In 1823 Hebe, W. Hare, master, carried 287 assisted immigrants from Cork to Quebec under a scheme organized by Peter Robinson. Elizabeth left Cork on 8 July 1823 and arrived at Quebec on 31 August.

On 31 March 1825 Hebe sailed from Alexandria. She arrived at Milford on 31 May with a foul bill of health and had to discharge.

Then on 31 January 1826 Hebe put back into Saint John, New Brunswick in distress. She unloaded and was hauled up for survey. Later that year Hebe underwent a large repair, subsequent to which her burthen increased.
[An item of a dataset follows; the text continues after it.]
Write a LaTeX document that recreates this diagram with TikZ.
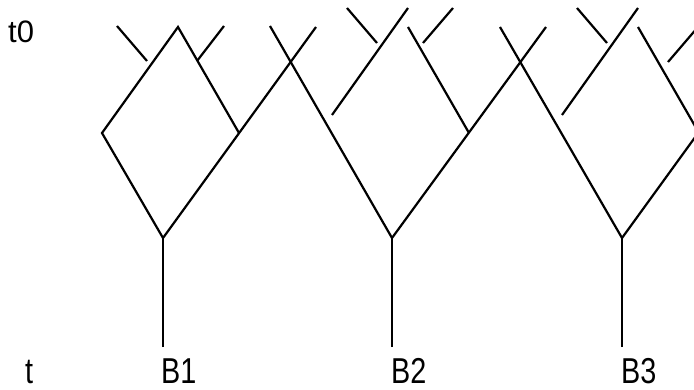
\documentclass[tikz,border=0pt]{standalone}
\usepackage{fontspec}
\setmainfont{Liberation Sans}

\begin{document}
\begin{tikzpicture}[x=1pt,y=-1pt,%%
  lineStyle/.style={-,line width=2.2pt},%%
  labelStyle/.style={inner sep=0pt,anchor=base west,xscale=0.8,font=\fontsize{36}{36}\selectfont},%%
  timeStyle/.style={inner sep=0pt,anchor=base west,font=\fontsize{31}{31}\selectfont}%%
]
%%
%%
\pgfmathsetmacro{\rootY}{238}  %% height of the roots
\pgfmathsetmacro{\footY}{347}  %% lower end of the stems
\pgfmathsetmacro{\textY}{383}  %% base line of the bottom labels
%%
\useasboundingbox (0,0) rectangle (694,390);
\clip (0,0) rectangle (694,390);
%%
%% Coordinates for tree B1.
\coordinate (root1) at (163,\rootY);
\coordinate (foot1) at (163,\footY);
\coordinate (knee1) at (102,133);
\coordinate (apex1) at (178,27);
\coordinate (join1) at (239,133);
\coordinate (top1) at (316,27);
\coordinate (aStart1) at (117,26);
\coordinate (aEnd1) at (147,61);
\coordinate (bStart1) at (224,26);
\coordinate (bEnd1) at (197,61);
%% Coordinates for tree B2.
\coordinate (root2) at (392,\rootY);
\coordinate (foot2) at (392,\footY);
\coordinate (topLeft2) at (270,26);
\coordinate (topRight2) at (546,27);
\coordinate (join2) at (469,133);
\coordinate (branch2) at (408,27);
\coordinate (freeStart2) at (408,8);
\coordinate (freeEnd2) at (332,115);
\coordinate (aStart2) at (347,8);
\coordinate (aEnd2) at (377,43);
\coordinate (bStart2) at (453,8);
\coordinate (bEnd2) at (423,43);
%% Coordinates for tree B3.
\coordinate (root3) at (622,\rootY);
\coordinate (foot3) at (622,\footY);
\coordinate (topLeft3) at (500,27);
\coordinate (topRight3) at (775,27);
\coordinate (join3) at (699,133);
\coordinate (branch3) at (638,27);
\coordinate (freeStart3) at (638,8);
\coordinate (freeEnd3) at (562,115);
\coordinate (aStart3) at (577,8);
\coordinate (aEnd3) at (607,43);
\coordinate (bStart3) at (698,27);
\coordinate (bEnd3) at (668,62);
%%
%% Draw tree B1.
\draw[lineStyle] (foot1) -- (root1);
\draw[lineStyle] (root1) -- (knee1) -- (apex1) -- (join1);
\draw[lineStyle] (root1) -- (top1);
\draw[lineStyle] (aStart1) -- (aEnd1);
\draw[lineStyle] (bStart1) -- (bEnd1);
%%
%% Draw tree B2.
\draw[lineStyle] (foot2) -- (root2);
\draw[lineStyle] (root2) -- (topLeft2);
\draw[lineStyle] (root2) -- (topRight2);
\draw[lineStyle] (branch2) -- (join2);
\draw[lineStyle] (freeStart2) -- (freeEnd2);
\draw[lineStyle] (aStart2) -- (aEnd2);
\draw[lineStyle] (bStart2) -- (bEnd2);
%%
%% Draw tree B3.
\draw[lineStyle] (foot3) -- (root3);
\draw[lineStyle] (root3) -- (topLeft3);
\draw[lineStyle] (root3) -- (topRight3);
\draw[lineStyle] (branch3) -- (join3);
\draw[lineStyle] (freeStart3) -- (freeEnd3);
\draw[lineStyle] (aStart3) -- (aEnd3);
\draw[lineStyle] (bStart3) -- (bEnd3);
%%
%% Label the time axis and the trees.
\node[timeStyle] (tZero) at (8,43) {t0};
\node[labelStyle] (tNow) at (25,\textY) {t};
\node[labelStyle] (labelB1) at (161,\textY) {B1};
\node[labelStyle] (labelB2) at (391,\textY) {B2};
\node[labelStyle] (labelB3) at (621,\textY) {B3};
\end{tikzpicture}
\end{document}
Then around 16 December 1828 Hebe put into Cowes damaged, having lost one man.

==Hebe in the Registers==
In the table below, "†" indicates that the source is Lloyd's Register. The symbol "‡" indicates that the source is the Register of Shipping, which published from 1800 to 1833. There are clearly many small discrepancies between the two sources, some surely due to differences in the timing of the arrival of updated information.
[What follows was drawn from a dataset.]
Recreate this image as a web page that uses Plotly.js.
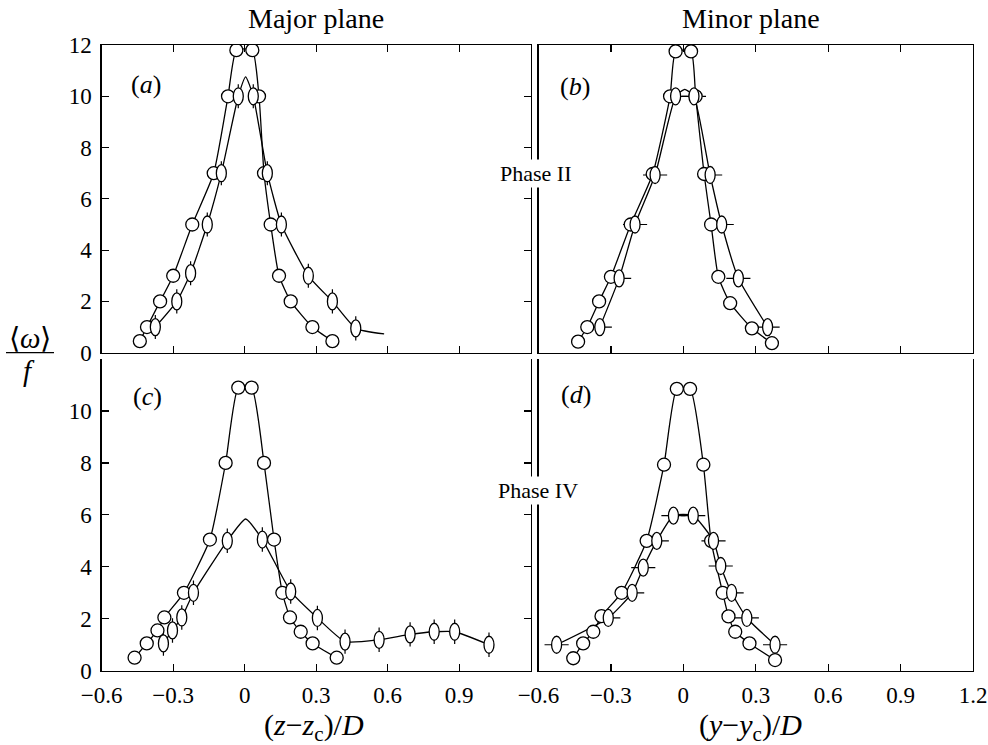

| Year | Master | Owner | Trade | Burthen |
|---|---|---|---|---|
| 1815† | W. Brigham | Staniforth | London—West Indies | 413 |
| 1815‡ | J. Porter | Staniforth | London—(New?) South Wales | 417 |
| 1820† | J. Porter Wetherell | Staniforth Captain & Co. | London—India Falmouth—B(otany?) Bay | 413 |
| 1820‡ | Sugden | Staniforth | London—Calcutta | 417 |
| 1823† | W.Hare Cousins | Brocklebank | Cork–Quebec | 413 |
| 1825† | Cousins | Brocklebank | London—New Brunswick | 413 |
| 1825‡ | Curzons W. Boag | Broksbank | London—Bermuda Liverpool—New Brunswick | 417 |
| 1830† | W. Boig | Brocklebank | London—New York | 439 |
| 1830‡ | W. Boag | Brocklebank | London—New York | 417 |
| 1833† | Straughn | Brocklebank | London—Quebec | 439 |
| 1833‡ | Straughn | Brocklebank | London—Quebec | 434 |

==Fate==
Hebe, Straughan, master, was wrecked on 10 July 1833 near Cape Ray, Newfoundland and Labrador. Her crew was saved.